REQUIREMENTS: Beginning with the first line of the data below, extract each line up to and including the one containing "lat_a = [69.5 - i for i in range(40)]". Copy them exactly and add nothing.

DATASET EXCERPT:
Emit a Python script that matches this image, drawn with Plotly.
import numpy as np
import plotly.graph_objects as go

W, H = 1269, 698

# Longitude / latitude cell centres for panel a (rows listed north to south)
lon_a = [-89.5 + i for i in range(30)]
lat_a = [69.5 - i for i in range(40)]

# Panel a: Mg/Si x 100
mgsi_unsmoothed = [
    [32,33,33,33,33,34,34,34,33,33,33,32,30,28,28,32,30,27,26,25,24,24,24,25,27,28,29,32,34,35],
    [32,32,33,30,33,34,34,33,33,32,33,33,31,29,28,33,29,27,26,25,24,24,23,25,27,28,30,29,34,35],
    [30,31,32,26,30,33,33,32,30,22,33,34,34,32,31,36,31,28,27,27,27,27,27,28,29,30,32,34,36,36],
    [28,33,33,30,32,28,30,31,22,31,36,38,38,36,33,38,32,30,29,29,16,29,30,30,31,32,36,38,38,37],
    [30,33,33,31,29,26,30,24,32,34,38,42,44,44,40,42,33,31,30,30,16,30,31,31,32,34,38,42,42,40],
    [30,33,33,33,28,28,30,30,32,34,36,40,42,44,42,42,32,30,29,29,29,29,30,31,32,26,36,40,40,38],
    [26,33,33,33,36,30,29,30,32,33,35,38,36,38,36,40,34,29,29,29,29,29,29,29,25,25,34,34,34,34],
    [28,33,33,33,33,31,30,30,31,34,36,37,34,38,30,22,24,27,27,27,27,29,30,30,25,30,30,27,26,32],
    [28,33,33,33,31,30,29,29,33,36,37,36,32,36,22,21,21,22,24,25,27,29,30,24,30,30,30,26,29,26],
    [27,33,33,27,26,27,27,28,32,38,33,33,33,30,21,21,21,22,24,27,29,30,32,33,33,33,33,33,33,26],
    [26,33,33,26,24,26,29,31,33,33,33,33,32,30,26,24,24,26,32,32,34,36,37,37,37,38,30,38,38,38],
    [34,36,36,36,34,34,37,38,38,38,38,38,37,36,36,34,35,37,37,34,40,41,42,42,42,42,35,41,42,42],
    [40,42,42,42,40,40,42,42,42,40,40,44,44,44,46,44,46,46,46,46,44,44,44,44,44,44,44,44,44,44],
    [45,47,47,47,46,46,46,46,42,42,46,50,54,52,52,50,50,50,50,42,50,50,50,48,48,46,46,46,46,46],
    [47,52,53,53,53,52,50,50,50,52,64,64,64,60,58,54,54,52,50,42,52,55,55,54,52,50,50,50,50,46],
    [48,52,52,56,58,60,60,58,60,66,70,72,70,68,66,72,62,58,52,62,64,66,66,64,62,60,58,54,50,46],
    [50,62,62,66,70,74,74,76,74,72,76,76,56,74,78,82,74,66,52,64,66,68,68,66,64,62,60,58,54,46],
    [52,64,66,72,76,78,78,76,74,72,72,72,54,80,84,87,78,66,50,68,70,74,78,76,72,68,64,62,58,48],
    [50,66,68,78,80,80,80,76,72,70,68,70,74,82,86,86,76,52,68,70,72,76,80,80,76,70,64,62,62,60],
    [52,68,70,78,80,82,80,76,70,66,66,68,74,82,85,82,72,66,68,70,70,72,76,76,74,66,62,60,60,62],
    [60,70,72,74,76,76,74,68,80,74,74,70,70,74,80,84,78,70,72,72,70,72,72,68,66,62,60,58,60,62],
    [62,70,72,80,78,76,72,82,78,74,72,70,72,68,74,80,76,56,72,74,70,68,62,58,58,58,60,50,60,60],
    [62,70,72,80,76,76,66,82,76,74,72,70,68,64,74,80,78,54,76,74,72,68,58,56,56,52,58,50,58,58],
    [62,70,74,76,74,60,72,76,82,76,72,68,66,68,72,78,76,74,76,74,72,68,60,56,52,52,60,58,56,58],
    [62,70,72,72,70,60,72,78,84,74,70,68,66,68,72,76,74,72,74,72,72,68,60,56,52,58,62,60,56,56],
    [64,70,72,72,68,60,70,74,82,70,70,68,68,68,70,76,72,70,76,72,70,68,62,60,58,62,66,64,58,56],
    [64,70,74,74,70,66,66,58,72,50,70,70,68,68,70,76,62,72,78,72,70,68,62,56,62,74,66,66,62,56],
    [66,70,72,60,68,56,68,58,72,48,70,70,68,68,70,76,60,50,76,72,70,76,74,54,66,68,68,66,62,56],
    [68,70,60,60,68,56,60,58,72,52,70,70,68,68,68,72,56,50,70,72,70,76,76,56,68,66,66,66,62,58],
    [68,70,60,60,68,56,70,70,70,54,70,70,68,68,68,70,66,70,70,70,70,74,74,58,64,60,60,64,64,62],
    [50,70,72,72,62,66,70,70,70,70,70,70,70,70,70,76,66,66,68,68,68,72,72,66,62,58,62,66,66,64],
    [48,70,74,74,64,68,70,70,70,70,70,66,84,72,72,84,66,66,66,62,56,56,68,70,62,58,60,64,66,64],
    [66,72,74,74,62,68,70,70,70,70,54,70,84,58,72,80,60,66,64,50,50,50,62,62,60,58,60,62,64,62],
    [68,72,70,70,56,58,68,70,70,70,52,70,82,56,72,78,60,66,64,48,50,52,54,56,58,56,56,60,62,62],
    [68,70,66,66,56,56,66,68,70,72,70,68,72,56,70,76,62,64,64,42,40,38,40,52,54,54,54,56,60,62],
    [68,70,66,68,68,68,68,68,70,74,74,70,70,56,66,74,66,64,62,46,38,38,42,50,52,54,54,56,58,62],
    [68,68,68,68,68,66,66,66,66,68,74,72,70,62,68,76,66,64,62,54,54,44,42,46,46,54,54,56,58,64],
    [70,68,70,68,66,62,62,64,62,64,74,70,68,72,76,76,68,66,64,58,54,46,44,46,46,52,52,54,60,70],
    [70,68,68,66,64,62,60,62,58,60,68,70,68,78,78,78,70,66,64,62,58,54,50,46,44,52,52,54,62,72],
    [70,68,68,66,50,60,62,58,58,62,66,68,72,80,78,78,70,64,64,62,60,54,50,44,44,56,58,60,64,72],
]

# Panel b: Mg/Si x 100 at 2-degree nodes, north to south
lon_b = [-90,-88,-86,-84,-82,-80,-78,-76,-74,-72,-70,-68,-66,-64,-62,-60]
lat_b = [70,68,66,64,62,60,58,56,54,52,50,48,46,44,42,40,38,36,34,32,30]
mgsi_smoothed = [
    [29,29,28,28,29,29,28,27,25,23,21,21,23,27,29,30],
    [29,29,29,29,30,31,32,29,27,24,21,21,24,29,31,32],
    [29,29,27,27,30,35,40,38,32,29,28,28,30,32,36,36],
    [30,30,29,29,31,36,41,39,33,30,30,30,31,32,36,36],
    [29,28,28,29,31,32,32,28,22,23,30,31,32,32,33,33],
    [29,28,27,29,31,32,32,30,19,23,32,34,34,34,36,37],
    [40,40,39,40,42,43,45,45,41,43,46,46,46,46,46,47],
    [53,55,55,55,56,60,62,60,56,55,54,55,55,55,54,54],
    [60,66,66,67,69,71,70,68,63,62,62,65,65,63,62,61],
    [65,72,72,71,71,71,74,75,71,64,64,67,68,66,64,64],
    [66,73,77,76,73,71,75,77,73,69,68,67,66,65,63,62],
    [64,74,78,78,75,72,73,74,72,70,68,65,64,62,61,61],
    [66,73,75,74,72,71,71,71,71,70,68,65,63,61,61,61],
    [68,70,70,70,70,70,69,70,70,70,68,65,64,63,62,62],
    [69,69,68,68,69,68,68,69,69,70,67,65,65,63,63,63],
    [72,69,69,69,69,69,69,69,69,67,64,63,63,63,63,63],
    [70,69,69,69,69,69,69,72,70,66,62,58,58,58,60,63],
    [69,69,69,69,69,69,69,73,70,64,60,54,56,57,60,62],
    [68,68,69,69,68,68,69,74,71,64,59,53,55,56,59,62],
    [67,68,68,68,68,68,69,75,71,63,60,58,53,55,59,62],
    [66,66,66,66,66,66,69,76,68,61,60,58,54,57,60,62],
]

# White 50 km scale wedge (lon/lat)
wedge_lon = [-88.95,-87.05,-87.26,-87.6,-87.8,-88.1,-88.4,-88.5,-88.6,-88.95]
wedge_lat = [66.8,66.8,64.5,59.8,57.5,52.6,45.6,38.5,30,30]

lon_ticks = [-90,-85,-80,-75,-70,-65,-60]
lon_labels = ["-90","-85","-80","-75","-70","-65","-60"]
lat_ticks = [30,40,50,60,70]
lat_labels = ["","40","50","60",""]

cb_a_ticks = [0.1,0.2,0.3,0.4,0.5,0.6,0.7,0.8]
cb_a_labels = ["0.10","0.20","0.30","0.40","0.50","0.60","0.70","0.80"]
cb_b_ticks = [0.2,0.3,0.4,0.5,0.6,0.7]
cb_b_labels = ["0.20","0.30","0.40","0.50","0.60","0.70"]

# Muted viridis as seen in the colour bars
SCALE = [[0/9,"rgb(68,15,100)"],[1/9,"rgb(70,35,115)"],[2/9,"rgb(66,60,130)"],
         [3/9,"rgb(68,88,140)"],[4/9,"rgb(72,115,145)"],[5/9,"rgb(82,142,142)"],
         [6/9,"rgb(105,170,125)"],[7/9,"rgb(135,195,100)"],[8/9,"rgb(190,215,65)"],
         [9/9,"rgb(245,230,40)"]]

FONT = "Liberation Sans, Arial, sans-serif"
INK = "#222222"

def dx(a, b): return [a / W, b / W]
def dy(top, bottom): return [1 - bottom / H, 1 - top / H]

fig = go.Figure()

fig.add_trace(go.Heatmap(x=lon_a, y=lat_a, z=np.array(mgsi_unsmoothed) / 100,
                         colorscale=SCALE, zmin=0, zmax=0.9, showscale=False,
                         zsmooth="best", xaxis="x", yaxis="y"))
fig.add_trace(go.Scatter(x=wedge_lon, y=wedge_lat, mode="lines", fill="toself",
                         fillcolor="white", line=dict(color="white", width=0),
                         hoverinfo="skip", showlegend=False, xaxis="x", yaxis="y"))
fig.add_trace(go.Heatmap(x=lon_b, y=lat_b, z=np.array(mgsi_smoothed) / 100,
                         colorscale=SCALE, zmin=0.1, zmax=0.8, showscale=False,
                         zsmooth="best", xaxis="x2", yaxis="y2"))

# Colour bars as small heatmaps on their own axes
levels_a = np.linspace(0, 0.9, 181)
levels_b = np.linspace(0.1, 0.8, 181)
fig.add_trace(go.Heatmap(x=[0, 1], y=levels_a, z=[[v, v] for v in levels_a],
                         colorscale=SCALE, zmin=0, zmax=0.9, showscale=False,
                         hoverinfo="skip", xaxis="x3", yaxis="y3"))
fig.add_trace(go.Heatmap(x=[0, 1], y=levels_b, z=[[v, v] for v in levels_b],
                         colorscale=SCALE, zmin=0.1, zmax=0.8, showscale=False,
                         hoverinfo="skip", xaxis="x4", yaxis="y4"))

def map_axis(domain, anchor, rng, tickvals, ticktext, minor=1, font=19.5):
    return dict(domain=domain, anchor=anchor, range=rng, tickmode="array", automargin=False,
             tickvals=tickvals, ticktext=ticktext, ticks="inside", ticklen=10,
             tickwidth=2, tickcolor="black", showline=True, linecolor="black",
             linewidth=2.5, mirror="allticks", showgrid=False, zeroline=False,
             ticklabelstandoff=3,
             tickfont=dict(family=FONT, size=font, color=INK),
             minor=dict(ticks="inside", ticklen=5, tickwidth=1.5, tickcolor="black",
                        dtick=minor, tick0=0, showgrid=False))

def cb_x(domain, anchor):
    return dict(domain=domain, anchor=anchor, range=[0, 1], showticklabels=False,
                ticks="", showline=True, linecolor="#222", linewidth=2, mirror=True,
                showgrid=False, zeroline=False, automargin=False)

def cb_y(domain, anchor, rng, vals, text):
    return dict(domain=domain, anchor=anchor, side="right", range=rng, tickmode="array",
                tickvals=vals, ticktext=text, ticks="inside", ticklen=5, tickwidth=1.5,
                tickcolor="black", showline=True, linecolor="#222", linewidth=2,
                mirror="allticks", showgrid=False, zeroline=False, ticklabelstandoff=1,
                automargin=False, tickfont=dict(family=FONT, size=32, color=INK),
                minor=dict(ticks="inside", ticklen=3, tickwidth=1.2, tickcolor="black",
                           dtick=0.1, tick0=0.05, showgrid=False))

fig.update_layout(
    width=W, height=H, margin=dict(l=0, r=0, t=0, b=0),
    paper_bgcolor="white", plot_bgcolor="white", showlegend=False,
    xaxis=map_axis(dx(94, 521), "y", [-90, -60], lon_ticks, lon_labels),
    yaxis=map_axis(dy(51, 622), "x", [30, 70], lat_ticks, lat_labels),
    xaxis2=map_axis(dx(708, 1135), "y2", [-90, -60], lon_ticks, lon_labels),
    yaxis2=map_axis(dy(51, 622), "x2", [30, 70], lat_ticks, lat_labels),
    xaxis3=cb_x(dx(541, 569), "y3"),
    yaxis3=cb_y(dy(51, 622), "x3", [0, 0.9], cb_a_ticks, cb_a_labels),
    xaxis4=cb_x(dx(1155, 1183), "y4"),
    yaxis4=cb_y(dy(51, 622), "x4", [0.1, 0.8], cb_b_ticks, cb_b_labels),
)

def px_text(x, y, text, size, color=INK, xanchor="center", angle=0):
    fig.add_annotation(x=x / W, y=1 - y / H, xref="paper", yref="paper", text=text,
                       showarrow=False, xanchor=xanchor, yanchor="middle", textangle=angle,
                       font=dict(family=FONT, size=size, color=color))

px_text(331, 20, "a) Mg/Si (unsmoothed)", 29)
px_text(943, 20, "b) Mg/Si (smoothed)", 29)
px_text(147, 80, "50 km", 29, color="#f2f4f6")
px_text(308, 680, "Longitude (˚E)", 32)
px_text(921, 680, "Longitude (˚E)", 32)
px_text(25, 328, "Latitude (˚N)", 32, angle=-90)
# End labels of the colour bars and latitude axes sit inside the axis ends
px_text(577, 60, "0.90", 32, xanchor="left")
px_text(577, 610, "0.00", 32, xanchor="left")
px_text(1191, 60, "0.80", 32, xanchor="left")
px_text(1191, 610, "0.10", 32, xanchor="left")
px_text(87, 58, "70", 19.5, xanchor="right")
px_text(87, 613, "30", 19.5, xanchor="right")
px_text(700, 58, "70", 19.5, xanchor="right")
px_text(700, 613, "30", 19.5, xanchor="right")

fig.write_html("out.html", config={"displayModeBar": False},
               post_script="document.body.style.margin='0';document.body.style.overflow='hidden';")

OUTPUT OF THE EXERCISE:
Emit a Python script that matches this image, drawn with Plotly.
import numpy as np
import plotly.graph_objects as go

W, H = 1269, 698

# Longitude / latitude cell centres for panel a (rows listed north to south)
lon_a = [-89.5 + i for i in range(30)]
lat_a = [69.5 - i for i in range(40)]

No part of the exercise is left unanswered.